- **Work to do**
Repeat every line of the listing below exactly, minus the pictures.

┌──

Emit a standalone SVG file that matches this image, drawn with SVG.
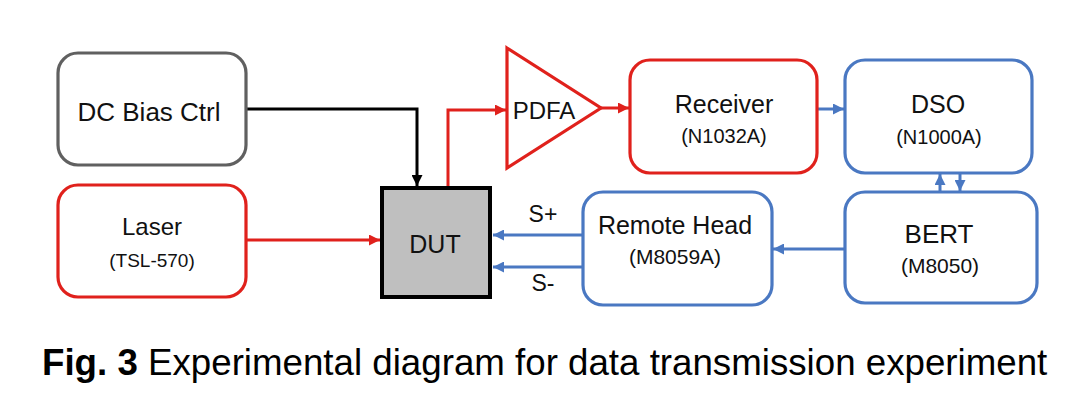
<svg xmlns="http://www.w3.org/2000/svg" width="1080" height="419" viewBox="0 0 1080 419">
  <defs>
    <style>
      .box { fill: #ffffff; stroke-width: 3.2; }
      .red { stroke: #e0211c; }
      .blue { stroke: #4a78c2; }
      .gray { stroke: #606060; }
      .t { font-family: "Liberation Sans", Arial, sans-serif; fill: #111111; text-anchor: middle; }
      .big { font-size: 25px; }
      .small { font-size: 20px; }
      .conn { fill: none; stroke-width: 3; }
    </style>
    <marker id="aRed" viewBox="0 0 10 10" refX="10" refY="5" markerWidth="11" markerHeight="11" markerUnits="userSpaceOnUse" orient="auto">
      <path d="M0,0 L10,5 L0,10 z" fill="#e0211c"/>
    </marker>
    <marker id="aBlue" viewBox="0 0 10 10" refX="10" refY="5" markerWidth="11" markerHeight="11" markerUnits="userSpaceOnUse" orient="auto">
      <path d="M0,0 L10,5 L0,10 z" fill="#4a78c2"/>
    </marker>
    <marker id="aBlack" viewBox="0 0 10 10" refX="10" refY="5" markerWidth="11" markerHeight="11" markerUnits="userSpaceOnUse" orient="auto">
      <path d="M0,0 L10,5 L0,10 z" fill="#000000"/>
    </marker>
  </defs>
  <rect width="1080" height="419" fill="#ffffff"/>

  <g id="connectors">
    <path class="conn" stroke="#000000" d="M246,109 H417 V186" marker-end="url(#aBlack)"/>
    <path class="conn red" d="M246,240 H380" marker-end="url(#aRed)"/>
    <path class="conn red" d="M448,187 V110 H506" marker-end="url(#aRed)"/>
    <path class="conn red" d="M601,108 H629" marker-end="url(#aRed)"/>
    <path class="conn blue" d="M817,109 H844" marker-end="url(#aBlue)"/>
    <path class="conn blue" d="M940,191 V174" marker-end="url(#aBlue)"/>
    <path class="conn blue" d="M960,174 V191" marker-end="url(#aBlue)"/>
    <path class="conn blue" d="M845,249 H773" marker-end="url(#aBlue)"/>
    <path class="conn blue" d="M582,235 H493" marker-end="url(#aBlue)"/>
    <path class="conn blue" d="M582,267 H493" marker-end="url(#aBlue)"/>
  </g>

  <g id="dcbias">
    <rect class="box gray" x="58" y="53" width="188" height="112" rx="20"/>
    <text class="t" x="149" y="121" font-size="26">DC Bias Ctrl</text>
  </g>

  <g id="laser">
    <rect class="box red" x="58" y="185" width="188" height="112" rx="20"/>
    <text class="t" x="152" y="235" font-size="24">Laser</text>
    <text class="t" x="152" y="267" font-size="19">(TSL-570)</text>
  </g>

  <g id="dut">
    <rect x="382" y="188" width="108" height="109" fill="#bfbfbf" stroke="#000000" stroke-width="4"/>
    <text class="t" x="435" y="253" font-size="25">DUT</text>
  </g>

  <g id="pdfa">
    <path d="M507,48 L601,108 L507,168 Z" fill="#ffffff" stroke="#e0211c" stroke-width="3.2" stroke-linejoin="miter"/>
    <text class="t" x="544" y="119" font-size="24">PDFA</text>
  </g>

  <g id="receiver">
    <rect class="box red" x="630" y="60" width="187" height="113" rx="20"/>
    <text class="t big" x="724" y="113">Receiver</text>
    <text class="t small" x="724" y="143">(N1032A)</text>
  </g>

  <g id="dso">
    <rect class="box blue" x="845" y="60" width="187" height="113" rx="20"/>
    <text class="t big" x="938" y="113">DSO</text>
    <text class="t small" x="939" y="144">(N1000A)</text>
  </g>

  <g id="bert">
    <rect class="box blue" x="845" y="192" width="192" height="111" rx="20"/>
    <text class="t" x="939" y="243" font-size="26">BERT</text>
    <text class="t" x="940" y="273" font-size="21">(M8050)</text>
  </g>

  <g id="remotehead">
    <rect class="box blue" x="583" y="192" width="189" height="113" rx="20"/>
    <text class="t big" x="675" y="234">Remote Head</text>
    <text class="t" x="675" y="264" font-size="21">(M8059A)</text>
  </g>

  <g id="labels">
    <text class="t" x="543" y="222" font-size="23">S+</text>
    <text class="t" x="543" y="291" font-size="23">S-</text>
  </g>

  <g id="caption">
    <text x="42" y="375" font-family="Liberation Sans, Arial, sans-serif" font-size="36.7" fill="#000000"><tspan font-weight="bold">Fig. 3</tspan> Experimental diagram for data transmission experiment</text>
  </g>
</svg>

└──

- **Exercise solution**
Emit a standalone SVG file that matches this image, drawn with SVG.
<svg xmlns="http://www.w3.org/2000/svg" width="1080" height="419" viewBox="0 0 1080 419">
  <defs>
    <style>
      .box { fill: #ffffff; stroke-width: 3.2; }
      .red { stroke: #e0211c; }
      .blue { stroke: #4a78c2; }
      .gray { stroke: #606060; }
      .t { font-family: "Liberation Sans", Arial, sans-serif; fill: #111111; text-anchor: middle; }
      .big { font-size: 25px; }
      .small { font-size: 20px; }
      .conn { fill: none; stroke-width: 3; }
    </style>
    <marker id="aRed" viewBox="0 0 10 10" refX="10" refY="5" markerWidth="11" markerHeight="11" markerUnits="userSpaceOnUse" orient="auto">
      <path d="M0,0 L10,5 L0,10 z" fill="#e0211c"/>
    </marker>
    <marker id="aBlue" viewBox="0 0 10 10" refX="10" refY="5" markerWidth="11" markerHeight="11" markerUnits="userSpaceOnUse" orient="auto">
      <path d="M0,0 L10,5 L0,10 z" fill="#4a78c2"/>
    </marker>
    <marker id="aBlack" viewBox="0 0 10 10" refX="10" refY="5" markerWidth="11" markerHeight="11" markerUnits="userSpaceOnUse" orient="auto">
      <path d="M0,0 L10,5 L0,10 z" fill="#000000"/>
    </marker>
  </defs>
  <rect width="1080" height="419" fill="#ffffff"/>

  <g id="connectors">
    <path class="conn" stroke="#000000" d="M246,109 H417 V186" marker-end="url(#aBlack)"/>
    <path class="conn red" d="M246,240 H380" marker-end="url(#aRed)"/>
    <path class="conn red" d="M448,187 V110 H506" marker-end="url(#aRed)"/>
    <path class="conn red" d="M601,108 H629" marker-end="url(#aRed)"/>
    <path class="conn blue" d="M817,109 H844" marker-end="url(#aBlue)"/>
    <path class="conn blue" d="M940,191 V174" marker-end="url(#aBlue)"/>
    <path class="conn blue" d="M960,174 V191" marker-end="url(#aBlue)"/>
    <path class="conn blue" d="M845,249 H773" marker-end="url(#aBlue)"/>
    <path class="conn blue" d="M582,235 H493" marker-end="url(#aBlue)"/>
    <path class="conn blue" d="M582,267 H493" marker-end="url(#aBlue)"/>
  </g>

  <g id="dcbias">
    <rect class="box gray" x="58" y="53" width="188" height="112" rx="20"/>
    <text class="t" x="149" y="121" font-size="26">DC Bias Ctrl</text>
  </g>

  <g id="laser">
    <rect class="box red" x="58" y="185" width="188" height="112" rx="20"/>
    <text class="t" x="152" y="235" font-size="24">Laser</text>
    <text class="t" x="152" y="267" font-size="19">(TSL-570)</text>
  </g>

  <g id="dut">
    <rect x="382" y="188" width="108" height="109" fill="#bfbfbf" stroke="#000000" stroke-width="4"/>
    <text class="t" x="435" y="253" font-size="25">DUT</text>
  </g>

  <g id="pdfa">
    <path d="M507,48 L601,108 L507,168 Z" fill="#ffffff" stroke="#e0211c" stroke-width="3.2" stroke-linejoin="miter"/>
    <text class="t" x="544" y="119" font-size="24">PDFA</text>
  </g>

  <g id="receiver">
    <rect class="box red" x="630" y="60" width="187" height="113" rx="20"/>
    <text class="t big" x="724" y="113">Receiver</text>
    <text class="t small" x="724" y="143">(N1032A)</text>
  </g>

  <g id="dso">
    <rect class="box blue" x="845" y="60" width="187" height="113" rx="20"/>
    <text class="t big" x="938" y="113">DSO</text>
    <text class="t small" x="939" y="144">(N1000A)</text>
  </g>

  <g id="bert">
    <rect class="box blue" x="845" y="192" width="192" height="111" rx="20"/>
    <text class="t" x="939" y="243" font-size="26">BERT</text>
    <text class="t" x="940" y="273" font-size="21">(M8050)</text>
  </g>

  <g id="remotehead">
    <rect class="box blue" x="583" y="192" width="189" height="113" rx="20"/>
    <text class="t big" x="675" y="234">Remote Head</text>
    <text class="t" x="675" y="264" font-size="21">(M8059A)</text>
  </g>

  <g id="labels">
    <text class="t" x="543" y="222" font-size="23">S+</text>
    <text class="t" x="543" y="291" font-size="23">S-</text>
  </g>

  <g id="caption">
    <text x="42" y="375" font-family="Liberation Sans, Arial, sans-serif" font-size="36.7" fill="#000000"><tspan font-weight="bold">Fig. 3</tspan> Experimental diagram for data transmission experiment</text>
  </g>
</svg>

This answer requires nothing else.